EDITOR'S NOTE: Ever since my own deconversion, I have thought the same thing that Anon just said. People don't believe the Bible because they have seriously studied it, critically examined it, and concluded that it is the "inspired word of God." They believe the Bible only because they grow up in societies in which almost everyone accepts that the Bible is a divine revelation, and those that don't believe this just keep quiet about it because they don't want to experience the displeasure of those who will be outraged if anyone should dare question the foundation of their religious beliefs. Like Anon, when I was growing up, I didn't know a single person who questioned that the Bible was "God's Word." I knew that some people didn't go to church and certainly didn't live according to basic biblical teachings, but I thought that this was just because they wanted to enjoy the pleasures of "sinning."
My journey to skepticism began when I embarked on a plan to study the Bible from end to end so that I could be a knowledgeable, effective preacher. The result was that I read myself into rejection of the Bible, because I encountered too much nonsense and inconsistency in it to go on believing what I had been taught as a child, i. e., the Bible is God's inspired word. Like Anon, I too believe that if everyone who professes Christianity would actually sit down and study the Bible, this would do more damage to the Christian religion than all of the articles posted on internet sites like the Secular Web. I have had too many people tell me that reading the Bible destroyed their faith to believe otherwise.
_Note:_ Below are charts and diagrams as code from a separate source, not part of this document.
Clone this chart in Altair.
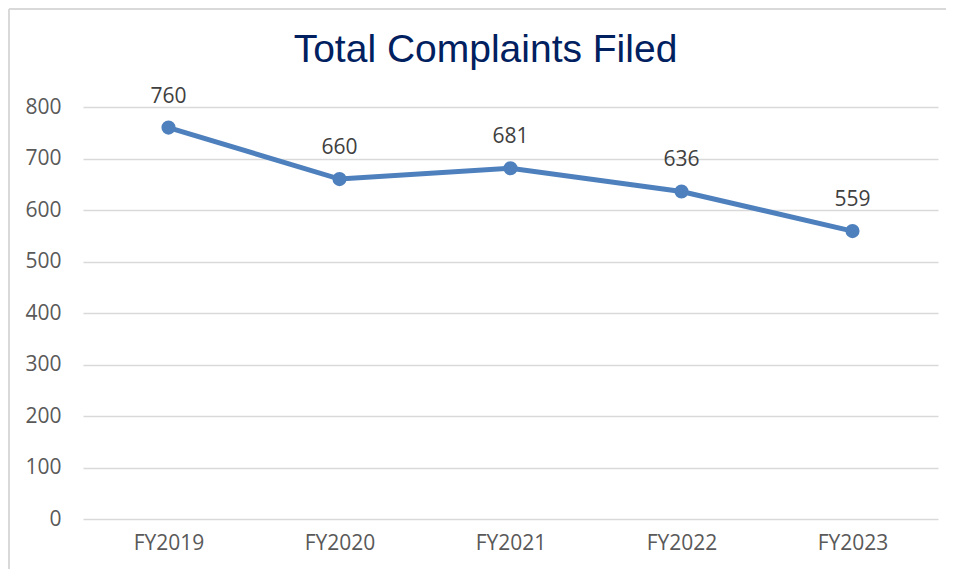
import altair as alt
import pandas as pd

years = ["FY2019", "FY2020", "FY2021", "FY2022", "FY2023"]
complaints = [760, 660, 681, 636, 559]
y_ticks = [0, 100, 200, 300, 400, 500, 600, 700, 800]
title_text = "Total Complaints Filed"

df = pd.DataFrame({"year": years, "value": complaints})

W, H = 855, 412
PL, PT = 75, 99

x_enc = alt.X("year:N", sort=years, title=None,
              scale=alt.Scale(paddingInner=0, paddingOuter=0.5),
              axis=alt.Axis(labelAngle=0, labelFont="Open Sans", labelFontSize=21,
                            labelColor="#595959", labelPadding=13, ticks=False,
                            domain=False, grid=False))
y_enc = alt.Y("value:Q", title=None,
              scale=alt.Scale(domain=[0, 800], nice=False),
              axis=alt.Axis(values=y_ticks, labelFont="Open Sans", labelFontSize=21,
                            labelColor="#595959", labelPadding=22, ticks=False,
                            domain=False, gridColor="#d9d9d9", gridWidth=1.5))

base = alt.Chart(df)

line = base.mark_line(color="#4e80bd", strokeWidth=5).encode(x=x_enc, y=y_enc)
pts = base.mark_circle(color="#4e80bd", size=200, opacity=1).encode(x=x_enc, y=y_enc)
labels = base.mark_text(font="Open Sans", fontSize=21, color="#404040", dy=-25,
                        baseline="alphabetic").encode(x=x_enc, y=y_enc, text="value:Q")

deco = alt.Chart(pd.DataFrame({"t": [title_text]}))
frame_left = deco.mark_rule(color="#d9d9d9", strokeWidth=2).encode(
    x=alt.value(-PL + 1), y=alt.value(-PT + 1), y2=alt.value(H + 60))
frame_top = deco.mark_rule(color="#d9d9d9", strokeWidth=2).encode(
    x=alt.value(-PL + 1), x2=alt.value(W + 8), y=alt.value(-PT + 1))
title = deco.mark_text(font="Liberation Sans", fontSize=39, color="#002060",
                       align="center", baseline="alphabetic").encode(
    x=alt.value(W / 2 - 25), y=alt.value(-45), text="t:N")

chart = alt.layer(frame_left, frame_top, line, pts, labels, title).properties(
    width=W, height=H,
    autosize=alt.AutoSizeParams(type="none"),
    padding={"left": PL, "top": PT, "right": 8, "bottom": 50},
).configure_view(stroke=None)

chart.save("out.html", embed_options={"renderer": "svg", "actions": False})
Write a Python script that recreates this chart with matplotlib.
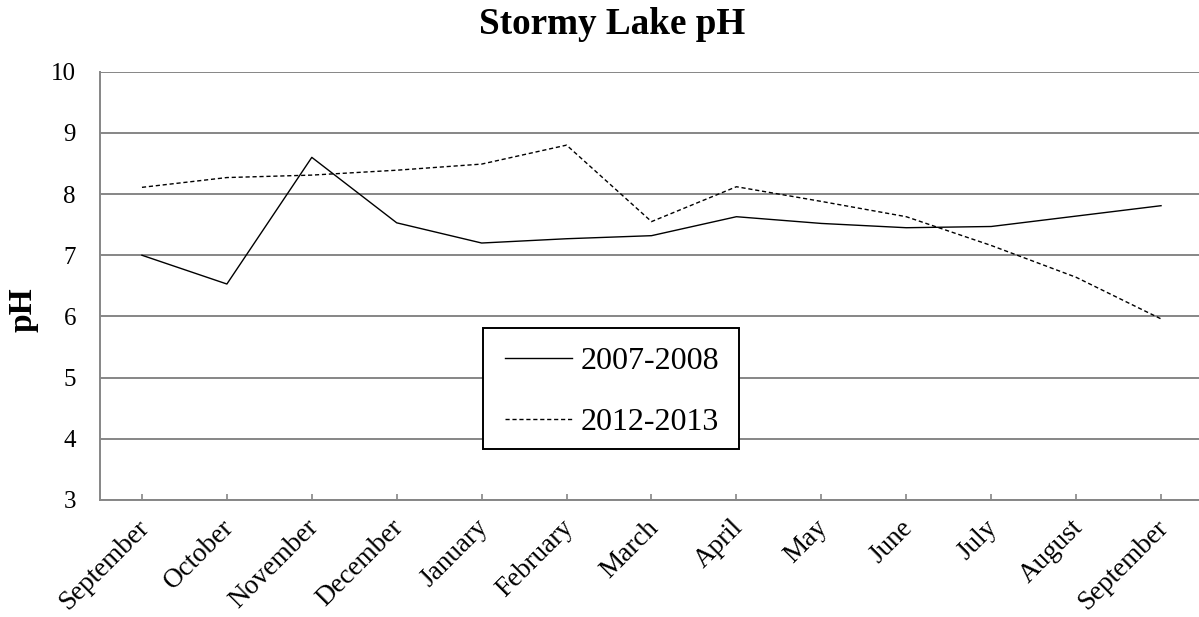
import matplotlib
matplotlib.use("Agg")
import matplotlib.pyplot as plt
from matplotlib.patches import Rectangle
from matplotlib.transforms import ScaledTranslation

plt.rcParams["font.family"] = ["Liberation Serif", "DejaVu Serif"]

months = ["September", "October", "November", "December", "January", "February",
          "March", "April", "May", "June", "July", "August", "September"]
ph_2007_2008 = [7.00, 6.53, 8.60, 7.53, 7.20, 7.27, 7.32, 7.63, 7.52, 7.45, 7.47, 7.64, 7.81]
ph_2012_2013 = [8.11, 8.27, 8.31, 8.39, 8.49, 8.80, 7.55, 8.12, 7.88, 7.63, 7.16, 6.64, 5.96]
y_ticks = [3, 4, 5, 6, 7, 8, 9, 10]

W, H = 1199, 617
fig = plt.figure(figsize=(W / 100, H / 100), dpi=100)
left, right, top, bottom = 99.5, 1203.5, 71.7, 500.0
ax = fig.add_axes([left / W, 1 - bottom / H, (right - left) / W, (bottom - top) / H])


def to_axes(px, py):
    return (px - left) / (right - left), (bottom - py) / (bottom - top)


x = list(range(len(months)))
ax.plot(x, ph_2007_2008, color="black", lw=1.0, label="2007-2008")
ax.plot(x, ph_2012_2013, color="black", lw=1.0, linestyle=(0, (3, 2)), label="2012-2013")

ax.set_xlim(-0.5, len(months) - 0.5)
ax.set_ylim(3, 10)
ax.set_yticks(y_ticks)
ax.set_yticklabels([str(v) for v in y_ticks], fontsize=18)
ax.tick_params(axis="y", length=0, pad=17)

ax.set_xticks(x)
ax.set_xticklabels(months, fontsize=19.5, rotation=45, ha="right", rotation_mode="anchor")
ax.tick_params(axis="x", direction="in", length=4, width=1.2, color="#868686", pad=13)
shift = ScaledTranslation(-6 / 100, 3 / 100, fig.dpi_scale_trans)
for lbl in ax.get_xticklabels():
    lbl.set_transform(lbl.get_transform() + shift)

ax.grid(axis="y", color="#868686", lw=1.4)
ax.set_axisbelow(True)
for side in ["top", "right"]:
    ax.spines[side].set_visible(False)
for side in ["left", "bottom"]:
    ax.spines[side].set_color("#868686")
    ax.spines[side].set_linewidth(1.4)

# legend box drawn as a plain rectangle, entries placed inside it
bx0, by0 = to_axes(483, 449)
bx1, by1 = to_axes(739, 328)
ax.add_patch(Rectangle((bx0, by0), bx1 - bx0, by1 - by0, transform=ax.transAxes,
                       facecolor="white", edgecolor="black", lw=1.4, zorder=4))
ax_anchor = to_axes(491, 332)
leg = ax.legend(loc="upper left", bbox_to_anchor=ax_anchor, fontsize=23,
                frameon=False, handlelength=2.1, handletextpad=0.25,
                labelspacing=1.01, borderpad=0.45, borderaxespad=0)
leg.set_zorder(5)

fig.text(612 / W, 1 - 34 / H, "Stormy Lake pH", fontsize=26.7, fontweight="bold",
         ha="center", va="baseline")
fig.text(23 / W, 1 - 310 / H, "pH", fontsize=24, fontweight="bold", rotation=90,
         ha="center", va="center")

fig.savefig("out.png", dpi=100)
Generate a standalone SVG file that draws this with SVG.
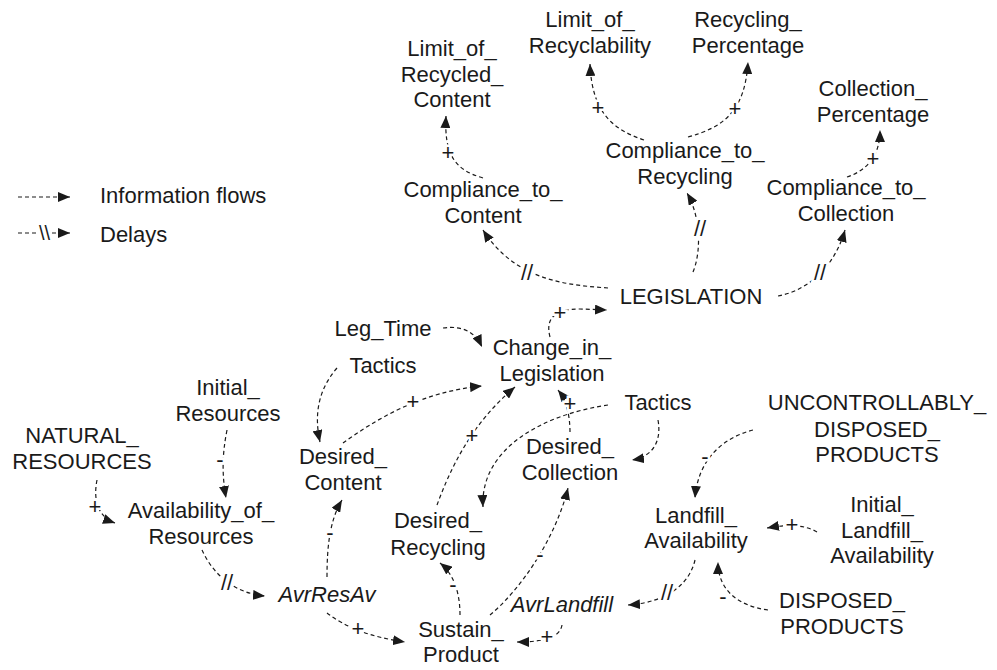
<svg xmlns="http://www.w3.org/2000/svg" width="997" height="670" viewBox="0 0 997 670">
<defs>
<marker id="ah" markerWidth="12" markerHeight="10" refX="12" refY="5" orient="auto" markerUnits="userSpaceOnUse"><path d="M0,0 L12,5 L0,10 z" fill="#1a1a1a"/></marker>
<style>
text{font-family:"Liberation Sans",Arial,sans-serif;font-size:22px;fill:#1a1a1a}
.n text{text-anchor:middle}
.it{font-style:italic}
.c path{fill:none;stroke:#1a1a1a;stroke-width:1.2;stroke-dasharray:4 3;marker-end:url(#ah)}
.c path.nm{marker-end:none}
.l{text-anchor:middle;stroke:#fff;stroke-width:5;paint-order:stroke}
</style>
</defs>
<rect width="997" height="670" fill="#fff"/>

<g id="legend">
<g class="c"><path d="M18 197 L70 197"/><path class="nm" d="M18 233 L38 233"/><path d="M52 233 L70 233"/></g>
<text x="39" y="240" style="font-size:20px">\\</text>
<text x="100" y="203">Information flows</text>
<text x="100" y="242">Delays</text>
</g>

<g id="connectors" class="c">
<path d="M483 178 C455 170 444 155 446 116"/>
<path d="M644 140 C615 130 592 115 590 64"/>
<path d="M688 137 C725 127 745 110 748 62"/>
<path d="M847 177 C868 170 880 155 880 130"/>
<path d="M608 288 C565 285 515 280 483 230"/>
<path d="M693 272 C702 250 700 215 687 193"/>
<path d="M778 296 C810 290 835 265 845 230"/>
<path d="M550 337 C545 318 555 309 580 309 L607 310"/>
<path d="M443 328 C465 325 476 334 482 347"/>
<path d="M337 368 C318 390 314 415 320 442"/>
<path d="M343 443 C375 420 420 392 482 386"/>
<path d="M437 505 C450 470 470 425 515 387"/>
<path d="M570 432 C570 415 566 400 558 390"/>
<path d="M608 405 C540 415 480 450 483 507"/>
<path d="M658 420 C662 442 652 457 632 460"/>
<path d="M227 430 C222 455 222 475 226 498"/>
<path d="M97 480 C93 500 98 517 115 523"/>
<path d="M202 550 C212 572 232 593 265 596"/>
<path d="M327 577 C327 545 330 520 342 500"/>
<path d="M327 613 C345 627 370 637 405 642"/>
<path d="M460 615 C460 595 455 575 440 563"/>
<path d="M490 615 C520 590 555 540 568 488"/>
<path d="M562 625 C560 637 545 642 517 642"/>
<path d="M695 560 C690 582 670 602 628 605"/>
<path d="M768 610 C738 606 718 590 718 562"/>
<path d="M817 532 C805 525 790 524 767 528"/>
<path d="M753 430 C722 438 698 460 695 498"/>
</g>

<g id="labels">
<text class="l" x="448" y="160">+</text>
<text class="l" x="598" y="115">+</text>
<text class="l" x="735" y="116">+</text>
<text class="l" x="873" y="166">+</text>
<text class="l" x="527" y="280">//</text>
<text class="l" x="700" y="236">//</text>
<text class="l" x="820" y="280">//</text>
<text class="l" x="560" y="320">+</text>
<text class="l" x="413" y="409">+</text>
<text class="l" x="472" y="443">+</text>
<text class="l" x="570" y="411">+</text>
<text class="l" x="220" y="467">-</text>
<text class="l" x="95" y="514">+</text>
<text class="l" x="227" y="590">//</text>
<text class="l" x="330" y="540">-</text>
<text class="l" x="358" y="636">+</text>
<text class="l" x="453" y="592">-</text>
<text class="l" x="540" y="562">-</text>
<text class="l" x="547" y="644">+</text>
<text class="l" x="667" y="600">//</text>
<text class="l" x="723" y="604">-</text>
<text class="l" x="792" y="532">+</text>
<text class="l" x="705" y="464">-</text>
</g>

<g id="limit_recycled_content" class="n"><text x="452" y="56">Limit_of_</text><text x="452" y="82">Recycled_</text><text x="452" y="107">Content</text></g>
<g id="limit_recyclability" class="n"><text x="590" y="27">Limit_of_</text><text x="590" y="53">Recyclability</text></g>
<g id="recycling_percentage" class="n"><text x="748" y="27">Recycling_</text><text x="748" y="53">Percentage</text></g>
<g id="collection_percentage" class="n"><text x="873" y="96">Collection_</text><text x="873" y="122">Percentage</text></g>
<g id="compliance_recycling" class="n"><text x="685" y="158">Compliance_to_</text><text x="685" y="184">Recycling</text></g>
<g id="compliance_collection" class="n"><text x="846" y="195">Compliance_to_</text><text x="846" y="221">Collection</text></g>
<g id="compliance_content" class="n"><text x="483" y="197">Compliance_to_</text><text x="483" y="223">Content</text></g>
<g id="legislation" class="n"><text x="691" y="304">LEGISLATION</text></g>
<g id="leg_time" class="n"><text x="383" y="336">Leg_Time</text></g>
<g id="change_in_legislation" class="n"><text x="552" y="355">Change_in_</text><text x="552" y="381">Legislation</text></g>
<g id="tactics_left" class="n"><text x="383" y="373">Tactics</text></g>
<g id="tactics_right" class="n"><text x="658" y="410">Tactics</text></g>
<g id="initial_resources" class="n"><text x="228" y="395">Initial_</text><text x="228" y="421">Resources</text></g>
<g id="natural_resources" class="n"><text x="82" y="443">NATURAL_</text><text x="82" y="469">RESOURCES</text></g>
<g id="desired_content" class="n"><text x="343" y="464">Desired_</text><text x="343" y="490">Content</text></g>
<g id="desired_collection" class="n"><text x="570" y="454">Desired_</text><text x="570" y="480">Collection</text></g>
<g id="availability_resources" class="n"><text x="201" y="518">Availability_of_</text><text x="201" y="544">Resources</text></g>
<g id="desired_recycling" class="n"><text x="438" y="528">Desired_</text><text x="438" y="555">Recycling</text></g>
<g id="avrresav" class="n"><text class="it" x="327" y="602">AvrResAv</text></g>
<g id="avrlandfill" class="n"><text class="it" x="562" y="612">AvrLandfill</text></g>
<g id="sustain_product" class="n"><text x="461" y="637">Sustain_</text><text x="461" y="662">Product</text></g>
<g id="uncontrollably_disposed" class="n"><text x="877" y="410">UNCONTROLLABLY_</text><text x="877" y="437">DISPOSED_</text><text x="877" y="462">PRODUCTS</text></g>
<g id="landfill_availability" class="n"><text x="696" y="523">Landfill_</text><text x="696" y="548">Availability</text></g>
<g id="initial_landfill" class="n"><text x="882" y="512">Initial_</text><text x="882" y="538">Landfill_</text><text x="882" y="563">Availability</text></g>
<g id="disposed_products" class="n"><text x="842" y="608">DISPOSED_</text><text x="842" y="634">PRODUCTS</text></g>
</svg>
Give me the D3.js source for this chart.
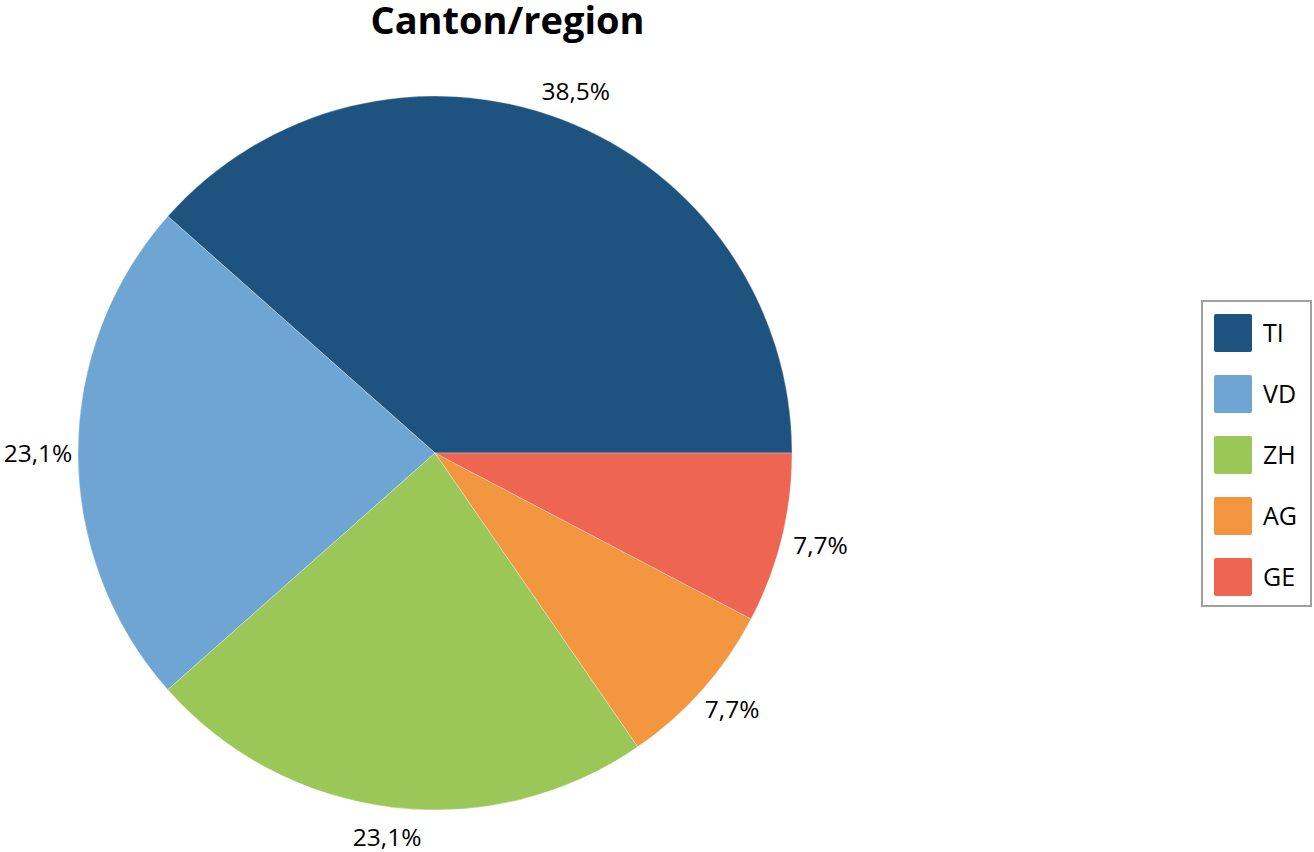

Anon noted that he was helped in his rejection of the Bible by materials that he read on the internet. As I have said in this forum many times, the internet will prove to be the most formidable foe that Christianity has ever confronted. In the past, people like Anon and me could grow up and be totally unaware that there were some who rejected the popular view of the Bible, because preachers and Sunday School teachers would never mention them and libraries would not stock books and articles that questioned the inspiration of the Bible, but that time is long gone. Today, anyone with a computer can go to the internet and with a search engine access articles like those published in TSR and read debates between Christians and biblical skeptics. The information monopoly that Christianity enjoyed for so long is gone, probably forever. That's bad news for traditional Christianity.